Singer, songwriter, performer, and educator, MACHAN TAYLOR is an accomplished veteran of the music business. She has extensively toured as a background vocalist with Sting, Pink Floyd, Pat Benetar, George Benson, Foreigner, Gov’t Mule, Bobby Caldwell, Steve Tyrell, and The Glenn Miller Orchestra.  She has sung on national TV and radio commercials and film soundtracks including the song “The Moon’s a Window to Heaven,” for the film Star Trek V in which she is also the singing voice of Lieutenant Uhura. She has written and published over 100 compositions that are featured on network and cable shows and in major films. Most recently, she had a song placed in the Oscar-nominated movie, Boyhood. As a vocal teacher she instructs amateur and professional singers to better understand the biomechanics of their vocal instruments, enabling them to develop command and expression as vocal artists.

ROGER GRANGE is an experienced cinematographer with over 30 years of experience behind the camera, on feature films, documentaries, shorts, multicamera events, commercials, promos and music videos. His narrative credits include Director of Photography (with Dejan Georgevich) for The Heart Stays  (2019), a Native American coming-of-age story and Director of Photography for My Mother’s Early Lovers, a Vermont-based feature (1995 & restored in 2015). His extensive documentary feature credits include, A Cantor’s Head (2019), The Spy Behind Home Plate (2019), Moynihan (2018), Backpack Full of Cash (2017), Saving the Great Swamp (2017), The Anthropologist (2015 Doc NYC), Deliman (2014-with David Sperling), Évocateur: The Morton Downey Jr. Movie (2012) and MEGAMALL (2009), which he also co-directed, co-produced and narrated. ​He is an FAA Certified Commercial Drone Pilot and an active member of both the Society of Camera Operators (SOC) and the International Cinematographers Guild IATSE Local 600.

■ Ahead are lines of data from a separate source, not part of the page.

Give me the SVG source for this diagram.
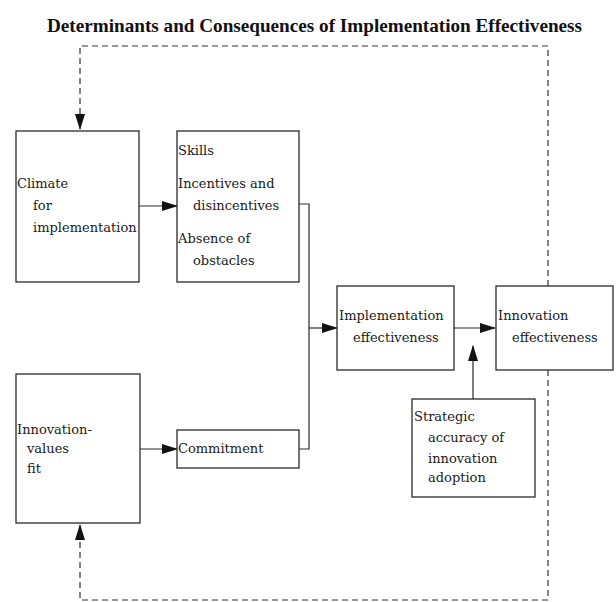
<svg xmlns="http://www.w3.org/2000/svg" width="616" height="602" viewBox="0 0 616 602">
<style>
.box{fill:#fff;stroke:#2a2a2a;stroke-width:1.3}
.t{font-family:"DejaVu Serif","Liberation Serif",serif;font-size:13px;fill:#1a1a1a}
.title{font-family:"Liberation Serif","DejaVu Serif",serif;font-size:19px;font-weight:bold;fill:#111}
.ln{fill:none;stroke:#2a2a2a;stroke-width:1.2}
.dash{fill:none;stroke:#333;stroke-width:1.2;stroke-dasharray:6,4}
</style>
<defs>
<marker id="ah" markerUnits="userSpaceOnUse" markerWidth="16" markerHeight="10" refX="15" refY="5" orient="auto">
<path d="M0,0 L16,5 L0,10 Z" fill="#111"/>
</marker>
</defs>
<rect width="616" height="602" fill="#fff"/>
<text class="title" x="47" y="32" textLength="535" lengthAdjust="spacingAndGlyphs">Determinants and Consequences of Implementation Effectiveness</text>

<g id="connectors">
<line class="ln" x1="139" y1="206" x2="177" y2="206" marker-end="url(#ah)"/>
<line class="ln" x1="140" y1="449" x2="177" y2="449" marker-end="url(#ah)"/>
<polyline class="ln" points="299,204 309,204 309,449 299,449"/>
<line class="ln" x1="309" y1="328" x2="337" y2="328" marker-end="url(#ah)"/>
<line class="ln" x1="454" y1="328" x2="495" y2="328" marker-end="url(#ah)"/>
<line class="ln" x1="473" y1="399" x2="473" y2="346" marker-end="url(#ah)"/>
<polyline class="dash" points="548,286 548,46 80,46 80,129" marker-end="url(#ah)"/>
<polyline class="dash" points="548,370 548,600 80,600 80,525" marker-end="url(#ah)"/>
</g>

<g id="climate">
<rect class="box" x="16" y="131" width="123" height="151"/>
<text class="t" x="17" y="188">Climate</text>
<text class="t" x="33" y="210">for</text>
<text class="t" x="33" y="232">implementation</text>
</g>

<g id="skills">
<rect class="box" x="177" y="131" width="122" height="151"/>
<text class="t" x="178" y="155">Skills</text>
<text class="t" x="178" y="188">Incentives and</text>
<text class="t" x="193" y="210">disincentives</text>
<text class="t" x="178" y="243">Absence of</text>
<text class="t" x="193" y="265">obstacles</text>
</g>

<g id="innovation-values-fit">
<rect class="box" x="16" y="374" width="124" height="149"/>
<text class="t" x="17" y="434">Innovation-</text>
<text class="t" x="27" y="453">values</text>
<text class="t" x="27" y="473">fit</text>
</g>

<g id="commitment">
<rect class="box" x="177" y="430" width="122" height="38"/>
<text class="t" x="178" y="453">Commitment</text>
</g>

<g id="implementation-effectiveness">
<rect class="box" x="337" y="286" width="117" height="84"/>
<text class="t" x="339" y="320">Implementation</text>
<text class="t" x="353" y="342">effectiveness</text>
</g>

<g id="innovation-effectiveness">
<rect class="box" x="496" y="286" width="117" height="84"/>
<text class="t" x="498" y="320">Innovation</text>
<text class="t" x="512" y="342">effectiveness</text>
</g>

<g id="strategic-accuracy">
<rect class="box" x="412" y="399" width="123" height="98"/>
<text class="t" x="414" y="421">Strategic</text>
<text class="t" x="428" y="442">accuracy of</text>
<text class="t" x="428" y="463">innovation</text>
<text class="t" x="428" y="482">adoption</text>
</g>
</svg>
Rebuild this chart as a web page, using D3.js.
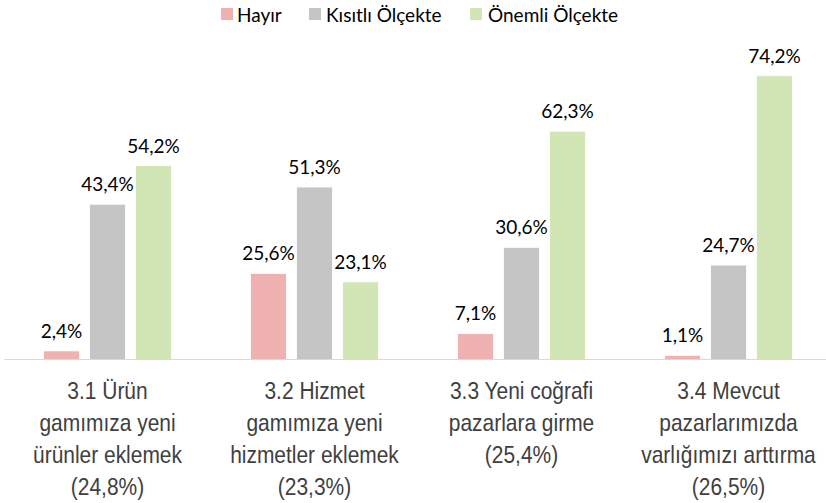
<!DOCTYPE html>
<html>
<head>
<meta charset="utf-8">
<script src="https://cdn.jsdelivr.net/npm/d3@7"></script>
<style>
  html, body { margin: 0; padding: 0; background: #fff; }
  svg { display: block; }
</style>
</head>
<body>
<svg id="chart" width="826" height="503"></svg>
<script>
// ---- data ----
const categories = ["3.1", "3.2", "3.3", "3.4"];
const categoryLines = [
  ["3.1 Ürün", "gamımıza yeni", "ürünler eklemek", "(24,8%)"],
  ["3.2 Hizmet", "gamımıza yeni", "hizmetler eklemek", "(23,3%)"],
  ["3.3 Yeni coğrafi", "pazarlara girme", "(25,4%)"],
  ["3.4 Mevcut", "pazarlarımızda", "varlığımızı arttırma", "(26,5%)"]
];
const groupShare = [24.8, 23.3, 25.4, 26.5];
const series = ["Hayır", "Kısıtlı Ölçekte", "Önemli Ölçekte"];
const hayir   = [2.4, 25.6, 7.1, 1.1];
const kisitli = [43.4, 51.3, 30.6, 24.7];
const onemli  = [54.2, 23.1, 62.3, 74.2];
const colors = ["#f0b1b1", "#c4c5c4", "#d1e5b5"];

const seriesValues = [hayir, kisitli, onemli];
const fmt = v => v.toFixed(1).replace(".", ",") + "%";

const svg = d3.select("#chart");
const baseY = 359.5;
const x0 = d3.scaleBand().domain(categories).range([4, 832]).padding(0);
const bw = x0.bandwidth();
const x1 = d3.scaleBand().domain(series).range([(bw - 128) / 2, (bw + 128) / 2])
  .paddingInner(10 / 46).paddingOuter(0);
// bar height proportional to value × group share (share of total)
const y = d3.scaleLinear().domain([0, 20]).range([baseY, baseY - 288.6]);

const data = [];
categories.forEach((c, i) => {
  series.forEach((s, j) => {
    const v = seriesValues[j][i];
    data.push({ c, s, j, v, h: v * groupShare[i] / 100 });
  });
});

const g = svg.append("g");
g.selectAll("rect.bar").data(data).join("rect")
  .attr("class", "bar")
  .attr("x", d => x0(d.c) + x1(d.s))
  .attr("width", x1.bandwidth())
  .attr("y", d => y(d.h))
  .attr("height", d => y(0) - y(d.h))
  .attr("fill", d => colors[d.j])
  .attr("stroke", "#ffffff")
  .attr("stroke-width", 0.8);

g.selectAll("text.val").data(data).join("text")
  .attr("class", "val")
  .attr("x", d => x0(d.c) + x1(d.s) + x1.bandwidth() / 2)
  .attr("y", d => y(d.h) - 13)
  .attr("text-anchor", "middle")
  .attr("font-family", "Lato, 'Open Sans', sans-serif")
  .attr("font-size", 19)
  .attr("fill", "#000")
  .text(d => fmt(d.v));

// axis baseline
const xAxis = d3.axisBottom(x0).tickSize(0).tickFormat("");
const ax = svg.append("g").attr("transform", `translate(0,${baseY})`).call(xAxis);
ax.select(".domain").attr("stroke", "#d9d9d9").attr("stroke-width", 1.2)
  .attr("d", "M4,0H826");

// category labels (condensed look)
const catG = svg.append("g");
categories.forEach((c, i) => {
  const cx = x0(c) + bw / 2;
  const t = catG.append("text")
    .attr("transform", `translate(${cx},0) scale(0.88,1)`)
    .attr("x", 0)
    .attr("y", 399.3)
    .attr("text-anchor", "middle")
    .attr("font-family", "'Liberation Sans', Arial, sans-serif")
    .attr("font-size", 23.8)
    .attr("fill", "#404040");
  categoryLines[i].forEach((line, k) => {
    t.append("tspan").attr("x", 0).attr("dy", k === 0 ? 0 : 32).text(line);
  });
});

// legend
const legendItems = [
  { s: series[0], sx: 221, tx: 237 },
  { s: series[1], sx: 309, tx: 326 },
  { s: series[2], sx: 470, tx: 488 }
];
const lg = svg.append("g");
legendItems.forEach((d, j) => {
  lg.append("rect").attr("x", d.sx).attr("y", 8).attr("width", 12).attr("height", 12)
    .attr("fill", colors[j]);
  lg.append("text").attr("x", d.tx).attr("y", 22)
    .attr("font-family", "Lato, 'Open Sans', sans-serif")
    .attr("font-size", 19).attr("fill", "#000")
    .text(d.s);
});
</script>
</body>
</html>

VERA ARONOW is an independent filmmaker with a track record of award-winning work. She was producer and editor of BACKPACK FULL OF CASH, a feature documentary narrated by Matt Damon that explores the real cost of privatizing America’s public schools.  She co-directed and edited MEGAMALL: Money, Power and Politics in the Age of Sprawl, which profiles the origins of the massive Palisades Center mall in Rockland County. Both features are available for educational use and for streaming through Vimeo on Demand. Early in her career she was Associate Producer for Bill Moyers’ award-winning PBS series, Joseph Campbell and the Power of Myth, which remains one of the most popular series ever broadcast on public television. In 1996 she founded Turnstone Productions with her husband, cinematographer Roger Grange. Turnstone creates short films and feature documentaries while also doing freelance work for other producers.